- TASK TO CARRY OUT
Transcribe the whole listing below without changing a word, but leave out every image.

- AVAILABLE DATA
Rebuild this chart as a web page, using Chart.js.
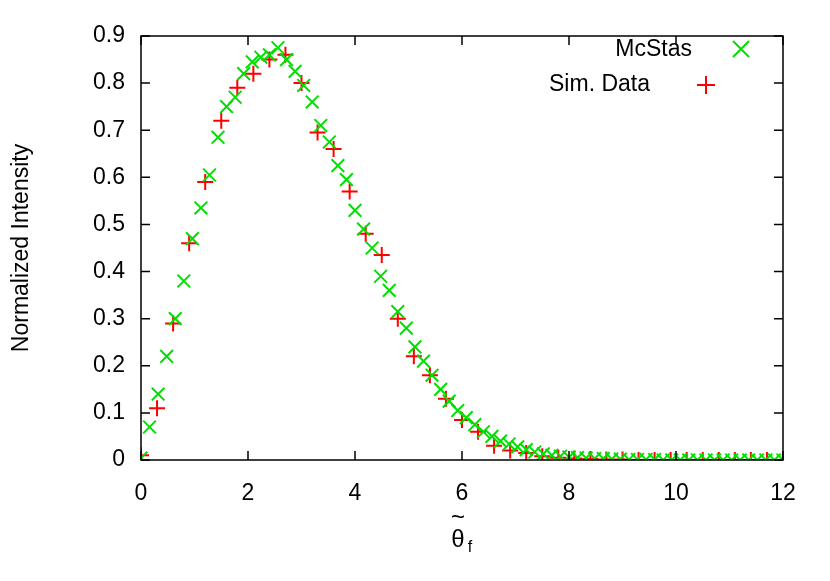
<!DOCTYPE html>
<html>
<head>
<meta charset="utf-8">
<script src="https://cdn.jsdelivr.net/npm/chart.js@4"></script>
<style>body{margin:0;background:#fff}#wrap{width:830px;height:581px}</style>
</head>
<body>
<div id="wrap"><canvas id="c"></canvas></div>
<script>
// McStas points (green x)
var mcX = [0,0.16,0.32,0.48,0.64,0.8,0.96,1.12,1.28,1.44,1.6,1.76,1.92,2.08,2.24,2.4,2.56,2.72,2.88,3.04,
  3.2,3.36,3.52,3.68,3.84,4,4.16,4.32,4.48,4.64,4.8,4.96,5.12,5.28,5.44,5.6,5.76,5.92,6.08,6.24,
  6.4,6.56,6.72,6.88,7.04,7.2,7.36,7.52,7.68,7.84,8,8.16,8.32,8.48,8.64,8.8,8.96,9.12,9.28,9.44,
  9.6,9.76,9.92,10.08,10.24,10.4,10.56,10.72,10.88,11.04,11.2,11.36,11.52,11.68,11.84,12]
var mcY = [0.004,0.07,0.14,0.22,0.30,0.38,0.47,0.535,0.605,0.685,0.75,0.77,0.82,0.845,0.855,0.86,0.875,0.85,0.825,0.795,
  0.76,0.71,0.675,0.625,0.595,0.53,0.49,0.45,0.39,0.36,0.315,0.28,0.24,0.21,0.18,0.15,0.125,0.105,0.09,0.075,
  0.06,0.05,0.04,0.034,0.028,0.022,0.017,0.013,0.01,0.008,0.006,0.005,0.004,0.003,0.003,0.002,0.002,0.001,0.001,0.001,
  0.001,0,0,0,0,0,0,0,0,0,0,0,0,0,0,0]
// Sim. Data points (red +)
var simX = [0,0.3,0.6,0.9,1.2,1.5,1.8,2.1,2.4,2.7,3,3.3,3.6,3.9,4.2,4.5,4.8,5.1,5.4,5.7,
  6,6.3,6.6,6.9,7.2,7.5,7.8,8.1,8.4,8.7,9,9.3,9.6,9.9,10.2,10.5,10.8,11.1,11.4,11.7,12]
var simY = [0.01,0.11,0.29,0.46,0.59,0.72,0.79,0.82,0.85,0.86,0.80,0.695,0.66,0.57,0.48,0.435,0.30,0.22,0.18,0.13,
  0.085,0.06,0.03,0.02,0.015,0.008,0.005,0.003,0.002,0.001,0.001,0,0,0,0,0,0,0,0,0,0]
var xTicks = [0,2,4,6,8,10,12]
var yTicks = [0,0.1,0.2,0.3,0.4,0.5,0.6,0.7,0.8,0.9]

function pts(xs, ys){ return xs.map(function(x,i){ return {x:x, y:ys[i]} }) }
var FONT = 'Liberation Sans, Arial, sans-serif'

var frame = {
  id: 'frame',
  afterDraw: function(chart){
    var ctx = chart.ctx, a = chart.chartArea, sx = chart.scales.x, sy = chart.scales.y
    ctx.save()
    ctx.strokeStyle = '#000'; ctx.lineWidth = 1.5
    ctx.strokeRect(a.left, a.top, a.right-a.left, a.bottom-a.top)
    xTicks.forEach(function(t){
      var p = sx.getPixelForValue(t)
      ctx.beginPath(); ctx.moveTo(p,a.bottom); ctx.lineTo(p,a.bottom-9); ctx.moveTo(p,a.top); ctx.lineTo(p,a.top+9); ctx.stroke()
    })
    yTicks.forEach(function(t){
      var p = sy.getPixelForValue(t)
      ctx.beginPath(); ctx.moveTo(a.left,p); ctx.lineTo(a.left+9,p); ctx.moveTo(a.right,p); ctx.lineTo(a.right-9,p); ctx.stroke()
    })
    // legend
    ctx.font = '23px ' + FONT; ctx.fillStyle = '#000'; ctx.textAlign = 'right'; ctx.textBaseline = 'middle'
    ctx.fillText('McStas', 692, 50); ctx.fillText('Sim. Data', 650, 85)
    ctx.lineWidth = 2
    ctx.strokeStyle = '#00e000'
    ctx.beginPath(); ctx.moveTo(733,41); ctx.lineTo(749,57); ctx.moveTo(749,41); ctx.lineTo(733,57); ctx.stroke()
    ctx.strokeStyle = '#ff0000'
    ctx.beginPath(); ctx.moveTo(697,85); ctx.lineTo(715,85); ctx.moveTo(706,76); ctx.lineTo(706,94); ctx.stroke()
    // x title: theta with tilde, subscript f
    ctx.textAlign = 'center'; ctx.font = '24px ' + FONT
    ctx.fillText('\u03b8', 458, 540)
    ctx.fillText('~', 458, 518)
    ctx.font = '16px ' + FONT
    ctx.fillText('f', 470, 548)
    ctx.restore()
  }
}

new Chart(document.getElementById('c'), {
  type: 'scatter',
  data: {
    datasets: [
      { label: 'McStas', data: pts(mcX, mcY), pointStyle: 'crossRot', pointRadius: 9, pointBorderWidth: 2,
        borderColor: '#00e000', backgroundColor: '#00e000', pointHoverRadius: 9 },
      { label: 'Sim. Data', data: pts(simX, simY), pointStyle: 'cross', pointRadius: 8, pointBorderWidth: 2,
        borderColor: '#ff0000', backgroundColor: '#ff0000', pointHoverRadius: 8 }
    ]
  },
  options: {
    responsive: true, maintainAspectRatio: false, animation: false,
    layout: { padding: { left: 8, right: 47, top: 36, bottom: 0 } },
    plugins: { legend: { display: false }, tooltip: { enabled: false } },
    scales: {
      x: {
        min: 0, max: 12,
        afterBuildTicks: function(s){ s.ticks = xTicks.map(function(v){ return {value:v} }) },
        afterFit: function(s){ s.height = 121 },
        grid: { drawOnChartArea: false, drawTicks: false },
        border: { display: false },
        ticks: { padding: 20, color: '#000', font: { size: 23, family: FONT } }
      },
      y: {
        min: 0, max: 0.9,
        afterBuildTicks: function(s){ s.ticks = yTicks.map(function(v){ return {value:v} }) },
        afterFit: function(s){ s.width = 133 },
        grid: { drawOnChartArea: false, drawTicks: false },
        border: { display: false },
        title: { display: true, text: 'Normalized Intensity', color: '#000', font: { size: 23, family: FONT }, padding: 0 },
        ticks: { padding: 16, color: '#000', font: { size: 23, family: FONT },
          callback: function(v){ return v === 0 ? '0' : v.toFixed(1) } }
      }
    }
  },
  plugins: [frame]
})
</script>
</body>
</html>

- THE REPLY
Rebuild this chart as a web page, using Chart.js.
<!DOCTYPE html>
<html>
<head>
<meta charset="utf-8">
<script src="https://cdn.jsdelivr.net/npm/chart.js@4"></script>
<style>body{margin:0;background:#fff}#wrap{width:830px;height:581px}</style>
</head>
<body>
<div id="wrap"><canvas id="c"></canvas></div>
<script>
// McStas points (green x)
var mcX = [0,0.16,0.32,0.48,0.64,0.8,0.96,1.12,1.28,1.44,1.6,1.76,1.92,2.08,2.24,2.4,2.56,2.72,2.88,3.04,
  3.2,3.36,3.52,3.68,3.84,4,4.16,4.32,4.48,4.64,4.8,4.96,5.12,5.28,5.44,5.6,5.76,5.92,6.08,6.24,
  6.4,6.56,6.72,6.88,7.04,7.2,7.36,7.52,7.68,7.84,8,8.16,8.32,8.48,8.64,8.8,8.96,9.12,9.28,9.44,
  9.6,9.76,9.92,10.08,10.24,10.4,10.56,10.72,10.88,11.04,11.2,11.36,11.52,11.68,11.84,12]
var mcY = [0.004,0.07,0.14,0.22,0.30,0.38,0.47,0.535,0.605,0.685,0.75,0.77,0.82,0.845,0.855,0.86,0.875,0.85,0.825,0.795,
  0.76,0.71,0.675,0.625,0.595,0.53,0.49,0.45,0.39,0.36,0.315,0.28,0.24,0.21,0.18,0.15,0.125,0.105,0.09,0.075,
  0.06,0.05,0.04,0.034,0.028,0.022,0.017,0.013,0.01,0.008,0.006,0.005,0.004,0.003,0.003,0.002,0.002,0.001,0.001,0.001,
  0.001,0,0,0,0,0,0,0,0,0,0,0,0,0,0,0]
// Sim. Data points (red +)
var simX = [0,0.3,0.6,0.9,1.2,1.5,1.8,2.1,2.4,2.7,3,3.3,3.6,3.9,4.2,4.5,4.8,5.1,5.4,5.7,
  6,6.3,6.6,6.9,7.2,7.5,7.8,8.1,8.4,8.7,9,9.3,9.6,9.9,10.2,10.5,10.8,11.1,11.4,11.7,12]
var simY = [0.01,0.11,0.29,0.46,0.59,0.72,0.79,0.82,0.85,0.86,0.80,0.695,0.66,0.57,0.48,0.435,0.30,0.22,0.18,0.13,
  0.085,0.06,0.03,0.02,0.015,0.008,0.005,0.003,0.002,0.001,0.001,0,0,0,0,0,0,0,0,0,0]
var xTicks = [0,2,4,6,8,10,12]
var yTicks = [0,0.1,0.2,0.3,0.4,0.5,0.6,0.7,0.8,0.9]

function pts(xs, ys){ return xs.map(function(x,i){ return {x:x, y:ys[i]} }) }
var FONT = 'Liberation Sans, Arial, sans-serif'

var frame = {
  id: 'frame',
  afterDraw: function(chart){
    var ctx = chart.ctx, a = chart.chartArea, sx = chart.scales.x, sy = chart.scales.y
    ctx.save()
    ctx.strokeStyle = '#000'; ctx.lineWidth = 1.5
    ctx.strokeRect(a.left, a.top, a.right-a.left, a.bottom-a.top)
    xTicks.forEach(function(t){
      var p = sx.getPixelForValue(t)
      ctx.beginPath(); ctx.moveTo(p,a.bottom); ctx.lineTo(p,a.bottom-9); ctx.moveTo(p,a.top); ctx.lineTo(p,a.top+9); ctx.stroke()
    })
    yTicks.forEach(function(t){
      var p = sy.getPixelForValue(t)
      ctx.beginPath(); ctx.moveTo(a.left,p); ctx.lineTo(a.left+9,p); ctx.moveTo(a.right,p); ctx.lineTo(a.right-9,p); ctx.stroke()
    })
    // legend
    ctx.font = '23px ' + FONT; ctx.fillStyle = '#000'; ctx.textAlign = 'right'; ctx.textBaseline = 'middle'
    ctx.fillText('McStas', 692, 50); ctx.fillText('Sim. Data', 650, 85)
    ctx.lineWidth = 2
    ctx.strokeStyle = '#00e000'
    ctx.beginPath(); ctx.moveTo(733,41); ctx.lineTo(749,57); ctx.moveTo(749,41); ctx.lineTo(733,57); ctx.stroke()
    ctx.strokeStyle = '#ff0000'
    ctx.beginPath(); ctx.moveTo(697,85); ctx.lineTo(715,85); ctx.moveTo(706,76); ctx.lineTo(706,94); ctx.stroke()
    // x title: theta with tilde, subscript f
    ctx.textAlign = 'center'; ctx.font = '24px ' + FONT
    ctx.fillText('\u03b8', 458, 540)
    ctx.fillText('~', 458, 518)
    ctx.font = '16px ' + FONT
    ctx.fillText('f', 470, 548)
    ctx.restore()
  }
}

new Chart(document.getElementById('c'), {
  type: 'scatter',
  data: {
    datasets: [
      { label: 'McStas', data: pts(mcX, mcY), pointStyle: 'crossRot', pointRadius: 9, pointBorderWidth: 2,
        borderColor: '#00e000', backgroundColor: '#00e000', pointHoverRadius: 9 },
      { label: 'Sim. Data', data: pts(simX, simY), pointStyle: 'cross', pointRadius: 8, pointBorderWidth: 2,
        borderColor: '#ff0000', backgroundColor: '#ff0000', pointHoverRadius: 8 }
    ]
  },
  options: {
    responsive: true, maintainAspectRatio: false, animation: false,
    layout: { padding: { left: 8, right: 47, top: 36, bottom: 0 } },
    plugins: { legend: { display: false }, tooltip: { enabled: false } },
    scales: {
      x: {
        min: 0, max: 12,
        afterBuildTicks: function(s){ s.ticks = xTicks.map(function(v){ return {value:v} }) },
        afterFit: function(s){ s.height = 121 },
        grid: { drawOnChartArea: false, drawTicks: false },
        border: { display: false },
        ticks: { padding: 20, color: '#000', font: { size: 23, family: FONT } }
      },
      y: {
        min: 0, max: 0.9,
        afterBuildTicks: function(s){ s.ticks = yTicks.map(function(v){ return {value:v} }) },
        afterFit: function(s){ s.width = 133 },
        grid: { drawOnChartArea: false, drawTicks: false },
        border: { display: false },
        title: { display: true, text: 'Normalized Intensity', color: '#000', font: { size: 23, family: FONT }, padding: 0 },
        ticks: { padding: 16, color: '#000', font: { size: 23, family: FONT },
          callback: function(v){ return v === 0 ? '0' : v.toFixed(1) } }
      }
    }
  },
  plugins: [frame]
})
</script>
</body>
</html>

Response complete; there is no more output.